Undergraduate /
'a responsibility towards my society' - Common app personal [6]
PERSONAL ESSAY 1
Rough outline:
Discuss some issue of personal, local, national, or international concern and its importance to you.
I am going to discuss how participating in the anti- corruption movement has changed me as a person. How I transformed from a pessimist to an optimist. How I am more confident in believing in my values even more. How I believe that treading a virtuous path is the way to happiness.
THE ESSAY:
It was a very sunny afternoon. My toes had gone red due to the Indian sun. "Now , mom is going to taunt me about my tanned feet" I thought. But I could not care less. It was the first time I had fasted in my whole life and not to my surprise my stomach started rumbling. Absent mindedly I looked around and I saw two of my friends joining me in the anti-corruption fast which was taking place throughout the country.
Just a day before my country's 65th anniversary of independence, I was protesting for independence from corruption.
Somewhere inside me there was hope rising. Being from a middle-class Indian family corruption was not new to me. Just a month before these protests I was a victim of this malpractice. While travelling through train I and some of my friends were forcefully put in a different compartment of a train, just because some minister did not want any civilians in his compartment. It was evident that he had bribed the railway officials. In the beginning I was very pessimistic about this issue. But after this incident some sort of anger was burning inside me. I felt guilty at the same time, because, like everyone else, I had accepted this demoralizing act.

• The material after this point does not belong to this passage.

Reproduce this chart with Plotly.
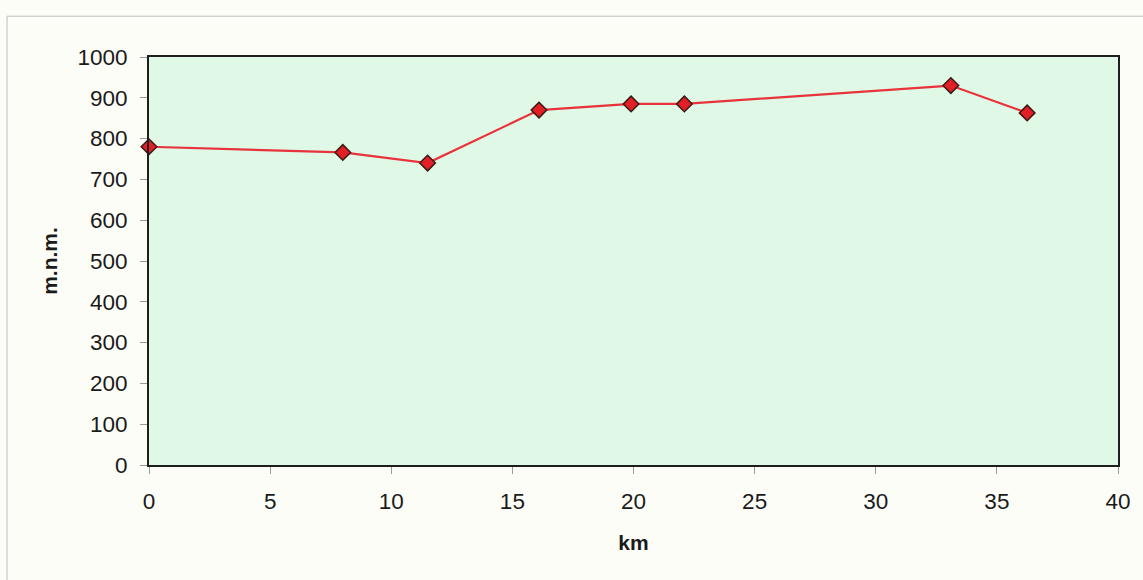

But there were some questions in my mind. What, after all, was I going to gain after joining this mass movement? Is this movement in a very small town in India going to make a change? Is my individual participation going to make any change? The movement is still going on and has created a considerable effect on the Indian society and the government. But, personally, this movement has made me discover a new me who believes in her own virtues and is not ashamed of practicing them.
This 'change' was not only made by this movement but also by some other experiences.

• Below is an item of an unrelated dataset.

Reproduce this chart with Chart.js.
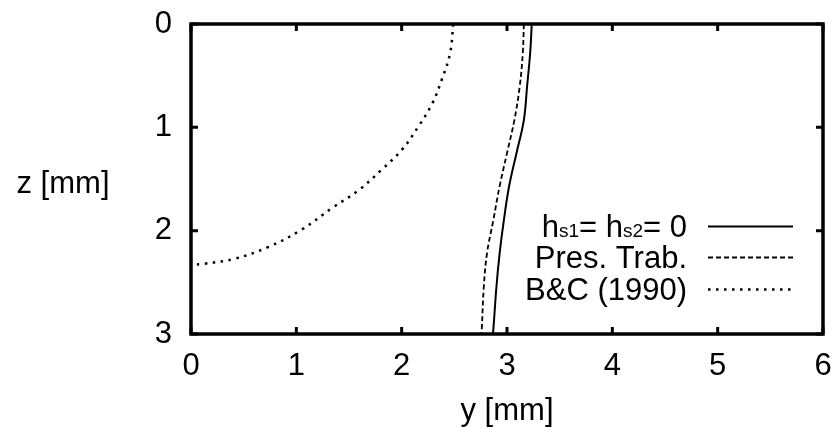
<!DOCTYPE html>
<html>
<head>
<meta charset="utf-8">
<script src="https://cdn.jsdelivr.net/npm/chart.js@4.4.0/dist/chart.umd.min.js"></script>
<style>
  html, body { margin: 0; padding: 0; background: #fff; }
  #wrap { width: 833px; height: 427px; }
</style>
</head>
<body>
<div id="wrap"><canvas id="chart" width="833" height="427"></canvas></div>
<script>
// values: y [mm] against depth z [mm]
const xTicks = [0, 1, 2, 3, 4, 5, 6];
const zTicks = [0, 1, 2, 3];

const solidY = [3.235, 3.22, 3.19, 3.16, 3.09, 3.02, 2.97, 2.93, 2.90, 2.87, 2.865];
const solidZ = [0, 0.28, 0.61, 0.93, 1.25, 1.57, 1.90, 2.22, 2.54, 2.96, 3.0];

const dashedY = [3.16, 3.15, 3.12, 3.07, 3.00, 2.93, 2.87, 2.81, 2.78, 2.76, 2.755];
const dashedZ = [0, 0.28, 0.61, 0.93, 1.25, 1.57, 1.90, 2.22, 2.54, 2.96, 3.0];

const dottedY = [2.49, 2.46, 2.38, 2.29, 2.16, 2.00, 1.81, 1.59, 1.34, 1.05, 0.73, 0.42, 0.13, 0.0];
const dottedZ = [0, 0.28, 0.54, 0.77, 0.99, 1.22, 1.41, 1.61, 1.78, 1.99, 2.16, 2.27, 2.32, 2.33];

const FONT = '"Liberation Sans", Arial, sans-serif';
const FS = 31;

function pts(xs, zs) {
  return xs.map((x, i) => ({ x: x, y: zs[i] }));
}

// frame, inward ticks, titles and the legend (gnuplot style)
const gnuplotLook = {
  id: 'gnuplotLook',
  afterDatasetsDraw(chart) {
    const ctx = chart.ctx;
    const a = chart.chartArea;
    const xs = chart.scales.x, ys = chart.scales.y;
    ctx.save();
    ctx.strokeStyle = '#000';
    ctx.lineWidth = 3;
    const tl = 7;
    xTicks.forEach(v => {
      const px = xs.getPixelForValue(v);
      ctx.beginPath();
      ctx.moveTo(px, a.bottom); ctx.lineTo(px, a.bottom - tl);
      ctx.moveTo(px, a.top); ctx.lineTo(px, a.top + tl);
      ctx.stroke();
    });
    zTicks.forEach(v => {
      const py = ys.getPixelForValue(v);
      ctx.beginPath();
      ctx.moveTo(a.left, py); ctx.lineTo(a.left + tl, py);
      ctx.moveTo(a.right, py); ctx.lineTo(a.right - tl, py);
      ctx.stroke();
    });
    ctx.lineWidth = 3.5;
    ctx.strokeRect(a.left, a.top, a.right - a.left, a.bottom - a.top);

    // axis titles
    ctx.fillStyle = '#000';
    ctx.font = FS + 'px ' + FONT;
    ctx.textAlign = 'center';
    ctx.textBaseline = 'middle';
    ctx.fillText('z [mm]', 63, 184);
    ctx.fillText('y [mm]', (a.left + a.right) / 2, 411);

    // legend
    const textRight = 687, lineL = 708, lineR = 793;
    const baselines = [237, 268, 300];
    chart.data.datasets.forEach((ds, i) => {
      const y = baselines[i];
      ctx.textBaseline = 'alphabetic';
      ctx.textAlign = 'left';
      if (i === 0) {
        // h_s1= h_s2= 0 with small subscripts
        const parts = [['h', FS], ['s1', 19], ['= h', FS], ['s2', 19], ['= 0', FS]];
        let w = 0;
        parts.forEach(p => { ctx.font = p[1] + 'px ' + FONT; w += ctx.measureText(p[0]).width; });
        let x = textRight - w;
        parts.forEach(p => {
          ctx.font = p[1] + 'px ' + FONT;
          ctx.fillText(p[0], x, y);
          x += ctx.measureText(p[0]).width;
        });
      } else {
        ctx.font = FS + 'px ' + FONT;
        ctx.textAlign = 'right';
        ctx.fillText(ds.label, textRight, y);
      }
      const ly = y - 10.5;
      ctx.beginPath();
      ctx.lineWidth = ds.borderWidth;
      ctx.setLineDash(ds.borderDash || []);
      ctx.moveTo(lineL, ly); ctx.lineTo(lineR, ly);
      ctx.stroke();
      ctx.setLineDash([]);
    });
    ctx.restore();
  }
};

new Chart(document.getElementById('chart'), {
  type: 'scatter',
  data: {
    datasets: [
      { label: 'h_s1= h_s2= 0', data: pts(solidY, solidZ), showLine: true, borderColor: '#000',
        borderWidth: 2, pointRadius: 0, tension: 0.4 },
      { label: 'Pres. Trab.', data: pts(dashedY, dashedZ), showLine: true, borderColor: '#000',
        borderWidth: 1.8, borderDash: [5, 3], pointRadius: 0, tension: 0.4 },
      { label: 'B&C (1990)', data: pts(dottedY, dottedZ), showLine: true, borderColor: '#000',
        borderWidth: 2.5, borderDash: [2.5, 5.5], pointRadius: 0, tension: 0.4 }
    ]
  },
  options: {
    responsive: false,
    animation: false,
    layout: { padding: { top: 24, right: 10, left: 0, bottom: 0 } },
    plugins: { legend: { display: false }, tooltip: { enabled: false } },
    scales: {
      x: {
        type: 'linear', min: 0, max: 6,
        grid: { display: false, drawTicks: false },
        border: { display: false },
        ticks: { stepSize: 1, color: '#000', padding: 14, font: { family: FONT, size: FS } },
        afterFit: s => { s.height = 93; s.paddingLeft = 0; s.paddingRight = 0; }
      },
      y: {
        type: 'linear', min: 0, max: 3, reverse: true,
        grid: { display: false, drawTicks: false },
        border: { display: false },
        ticks: { stepSize: 1, color: '#000', padding: 19, font: { family: FONT, size: FS } },
        afterFit: s => { s.width = 191; s.paddingTop = 0; s.paddingBottom = 0; }
      }
    }
  },
  plugins: [gnuplotLook]
});
</script>
</body>
</html>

As a child, I always saw acceptance to this easy way of getting this done. But, I was brought up by a family which is principle-centered. I think, my parents were successful in imbibing those values in me. It was difficult to lead a virtuous path. I was even treated as an outcast in middle school when I tried to make my friends believe in those virtues as well. They always told me that I need to be pragmatic to survive and be successful in this 'big bad world'. Unfortunately, I succumbed to peer-pressure and eventually began accepting corruption. Before my acceptance could turn into participation a big change happened in my life.
This change was my acceptance to LPCUWC. Being a very principle centered school which believed in the UWC values, LPCUWC is filled with people who were not afraid to speak their mind out about what they believe in. I may or may not agree with some of their beliefs, but I respected them for believing in their own convections. Out of the numerous positive changes living in a UWC brought in me, strongly believing in and confidently speaking out my own virtues was one of them.
After my first year in LPCUWC, when I came back home I went to volunteer in an NGO which strongly believed in Gandhian principles. Again, I was put in an environment where leading a virtuous life was considered to be more appropriate than getting happiness from material pleasures.
As a part of the program I went to stay in a very remote adivasi (tribal) village. When I interacted with a village woman she told me about her plight. About how the funds which were going to be used for building a school in their area have never reached them in the last 10 years. She was a victim and so was I.
I realized that have a responsibility towards my society and that every decision I take affects the culture of the society I live in. Suddenly, I felt as if I had power in my hands.
This was a complete cleansing experience. When I came back, I was a different person. My perception of the world had changed. I believed in my principles even more. And there was a fire burning inside me, telling me that I have the power to make a difference.
"Inqualib Zindabad!" ("Long live the revolution!") I shouted with the protestors. I was still hungry but the hidden power I had discovered kept me going
I NEED HELP ASAP!
Critique on content, grammar and the essay as a whole. Thanks in advance.